Audience members packed into a small pizza joint in Arlington to listen and to be heard.
Brian Summers, a Republican voter, expressed some universal frustrations with the party.
"We gotta give Americans something to say yes to," he said. "We should stand strong and stay faithful to what we firmly believe and go forward but have a message that includes all Americans."
To which Romney replied: "Well, all I can say is, Amen."
But recently, the GOP has been saying a lot of "no," which hasn't been good for the party's image.
There was unified opposition to President Obama's stimulus plan. And when conservative radio host Rush Limbaugh said earlier this year that he wanted "Obama to fail," those remarks were met with raucous applause at a conservative conference.
Now a group of Republicans are trying to re-frame and re-focus the party. Bush said it was time for the party to show some "humility."
"It's time for us to listen first, to learn a little bit, to upgrade our message a little bit and not to to not be nostalgic about the past," the former Florida governor said.
That means moving hot-button social issues like abortion and gay marriage to the side and shifting the focus to health care, education and the economy.
Gerardo Interiano is 20-something Republican voter who says the party has steered off course.
"I think people have lost the trust of the party and I think we need to do everything we can to bring them back and go back to our principles of fiscal responsibility and go back to our roots," Interiano said.
But it's a complex task -- going back to roots of fiscal conservatism, without marginalzing a social conservative base -- all the while reaching out to moderates and independents who have left the party in droves.
According to a recent ABC poll, only 21 percent of Americans self-identify as Republicans. That's the lowest number since 1983. And only 39 percent of Republicans themselves say they have faith in congressional Republicans to "make the right decisions for the country's future."
That data, along with Obama's increasingly popular poll numbers, put the GOP on the ropes and makes attracting moderates and independents more difficult. That effort got even more complicated this week when the party lost longtime moderate Republican Sen. Arlen Specter to the Democrats.

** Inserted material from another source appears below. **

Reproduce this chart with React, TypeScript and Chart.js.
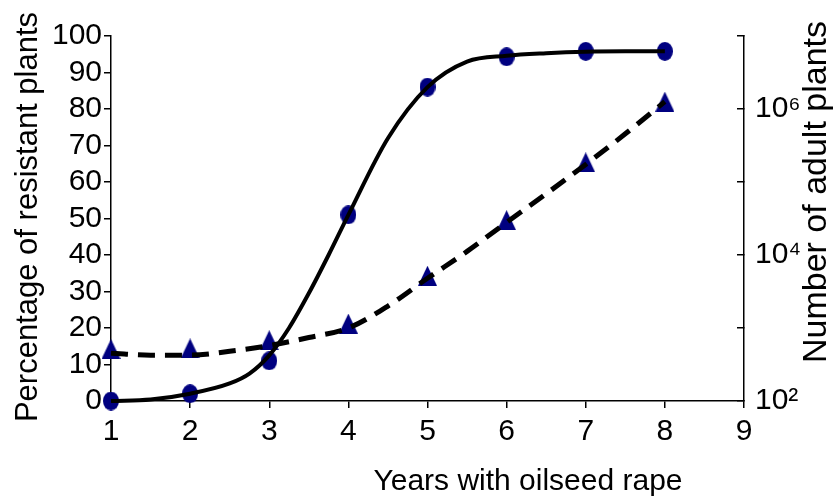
import React, { useEffect, useRef } from 'react';
import { Chart, registerables } from 'chart.js';

Chart.register(...registerables);

// ---- data ----
const years = [1, 2, 3, 4, 5, 6, 7, 8];
const resistantPct = [0, 2, 11, 51, 86, 94.3, 95.8, 95.8];
const adultPlants = [515, 525, 680, 1150, 5200, 30000, 186000, 1260000];

// fitted curves
const pctFitX = [1, 1.5, 2, 2.5, 2.75, 3, 3.25, 3.5, 3.75, 4, 4.5, 5, 5.5, 6, 6.5, 7, 7.5, 8];
const pctFitY = [0, 0.4, 2, 4.8, 7.5, 12.5, 20, 29.5, 40, 51, 72, 86, 93, 94.6, 95.3, 95.7, 95.8, 95.8];

const plantsFitX = [1, 1.5, 2, 2.5, 3, 3.5, 4, 4.5, 5, 5.5, 6, 6.5, 7, 7.5, 8];
const plantsFitY = [450, 425, 425, 480, 575, 740, 1000, 2000, 4800, 11200, 28000, 69000, 174000, 457000, 1260000];

// ticks
const xTicks = [1, 2, 3, 4, 5, 6, 7, 8, 9];
const pctTicks = [0, 10, 20, 30, 40, 50, 60, 70, 80, 90, 100];
const plantTicks = [1e2, 1e3, 1e4, 1e5, 1e6, 1e7];
const plantTickLabels = ['10²', '', '10⁴', '', '10⁶', ''];

const xTitle = 'Years with oilseed rape';
const yTitle = 'Percentage of resistant plants';
const y2Title = 'Number of adult plants';

const FONT = '"Liberation Sans", Arial, Helvetica, sans-serif';
const NAVY = '#000080';

function makeEllipse(w: number, h: number, color: string) {
  const c = document.createElement('canvas');
  c.width = w;
  c.height = h;
  const ctx = c.getContext('2d')!;
  ctx.fillStyle = color;
  ctx.beginPath();
  ctx.ellipse(w / 2, h / 2, w / 2, h / 2, 0, 0, Math.PI * 2);
  ctx.fill();
  return c;
}

function makeTriangle(w: number, h: number, color: string) {
  const c = document.createElement('canvas');
  c.width = w;
  c.height = h;
  const ctx = c.getContext('2d')!;
  ctx.fillStyle = color;
  ctx.beginPath();
  ctx.moveTo(w / 2, 0);
  ctx.lineTo(w, h);
  ctx.lineTo(0, h);
  ctx.closePath();
  ctx.fill();
  return c;
}

const titlesPlugin = {
  id: 'axisTitles',
  afterDraw(chart: any) {
    const ctx = chart.ctx as CanvasRenderingContext2D;
    ctx.save();
    ctx.fillStyle = '#000';
    ctx.textAlign = 'center';
    ctx.textBaseline = 'alphabetic';
    ctx.font = `30px ${FONT}`;
    ctx.fillText(xTitle, 528, 490);

    ctx.save();
    ctx.font = `31px ${FONT}`;
    ctx.translate(37, 217);
    ctx.rotate(-Math.PI / 2);
    ctx.fillText(yTitle, 0, 0);
    ctx.restore();

    ctx.save();
    ctx.font = `34px ${FONT}`;
    ctx.translate(826, 192);
    ctx.rotate(-Math.PI / 2);
    ctx.fillText(y2Title, 0, 0);
    ctx.restore();
    ctx.restore();
  },
};

export default function App() {
  const ref = useRef<HTMLCanvasElement | null>(null);

  useEffect(() => {
    document.body.style.margin = '0';
    const canvas = ref.current!;
    const circleImg = makeEllipse(16, 19, NAVY);
    const triImg = makeTriangle(19, 20, NAVY);

    const tickFont = { family: FONT, size: 30 };

    const chart = new Chart(canvas, {
      type: 'scatter',
      data: {
        datasets: [
          {
            label: 'pct fit',
            data: pctFitX.map((x, i) => ({ x, y: pctFitY[i] })),
            yAxisID: 'y',
            showLine: true,
            borderColor: '#000',
            borderWidth: 4,
            pointRadius: 0,
            cubicInterpolationMode: 'monotone',
            fill: false,
            clip: false,
            order: 0,
          },
          {
            label: 'plants fit',
            data: plantsFitX.map((x, i) => ({ x, y: plantsFitY[i] })),
            yAxisID: 'y2',
            showLine: true,
            borderColor: '#000',
            borderWidth: 5,
            borderDash: [17, 10],
            pointRadius: 0,
            cubicInterpolationMode: 'monotone',
            fill: false,
            clip: false,
            order: 0,
          },
          {
            label: 'resistant %',
            data: years.map((x, i) => ({ x, y: resistantPct[i] })),
            yAxisID: 'y',
            showLine: false,
            pointStyle: circleImg as any,
            pointRadius: 9,
            clip: false,
            order: 1,
          },
          {
            label: 'adult plants',
            data: years.map((x, i) => ({ x, y: adultPlants[i] })),
            yAxisID: 'y2',
            showLine: false,
            pointStyle: triImg as any,
            pointRadius: 10,
            clip: false,
            order: 1,
          },
        ],
      } as any,
      options: {
        animation: false,
        responsive: false,
        devicePixelRatio: 1,
        layout: { padding: { top: 20, left: 0, right: 0, bottom: 0 } },
        plugins: { legend: { display: false }, tooltip: { enabled: false } },
        scales: {
          x: {
            type: 'linear',
            position: 'bottom',
            min: 1,
            max: 9,
            afterBuildTicks: (s: any) => {
              s.ticks = xTicks.map((v) => ({ value: v }));
            },
            afterFit: (s: any) => {
              s.height = 96;
            },
            grid: { drawOnChartArea: false, color: '#000', lineWidth: 1.5, tickLength: 7 },
            border: { color: '#000', width: 1.5 },
            ticks: { color: '#000', font: tickFont, padding: 6, maxRotation: 0, autoSkip: false },
          },
          y: {
            type: 'linear',
            position: 'left',
            min: 0,
            max: 100,
            afterBuildTicks: (s: any) => {
              s.ticks = pctTicks.map((v) => ({ value: v }));
            },
            afterFit: (s: any) => {
              s.width = 111;
            },
            grid: { drawOnChartArea: false, color: '#000', lineWidth: 1.5, tickLength: 7 },
            border: { color: '#000', width: 1.5 },
            ticks: { color: '#000', font: tickFont, padding: 2, autoSkip: false },
          },
          y2: {
            type: 'logarithmic',
            position: 'right',
            min: 100,
            max: 1e7,
            afterBuildTicks: (s: any) => {
              s.ticks = plantTicks.map((v) => ({ value: v }));
            },
            afterFit: (s: any) => {
              s.width = 91;
            },
            grid: { drawOnChartArea: false, color: '#000', lineWidth: 1.5, tickLength: -7 },
            border: { color: '#000', width: 1.5 },
            ticks: {
              color: '#000',
              font: tickFont,
              padding: 18,
              autoSkip: false,
              callback: (_v: any, i: number) => plantTickLabels[i],
            },
          },
        },
      } as any,
      plugins: [titlesPlugin],
    });

    return () => chart.destroy();
  }, []);

  return <canvas ref={ref} width={835} height={497} style={{ display: 'block' }} />;
}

"As the Republican Party has moved farther and farther to the right, I have found myself increasingly at odds with the Republican philosophy and more in line with the philosophy the Democratic Party," the Pennsylvania senator said.
Sen. Susan Collins, R-Maine, said the party has become a hostile place for moderates.
"There seems to be this effort within the right wing of the Republican party to purify the party somehow by driving out those that are more moderate or who have views that are different from the far rights, and I think that's a recipe for disaster," she said.
Political analysts say if the GOP is going to find its way out of political exile, it has to capture voters all along the political spectrum.
"That conservative core is absolutely necessary for Republican success, but it's not enough. It's not sufficient," said Ramesh Ponnuru, senior editor of the National Review. "And Republicans have to find a way to reach beyond it -- while keeping it."
It's a delicate and difficult mission and those gathered at the town hall event today admitted there's a long journey ahead. The only way forward, they say, is to listen and learn, so that once again they can lead.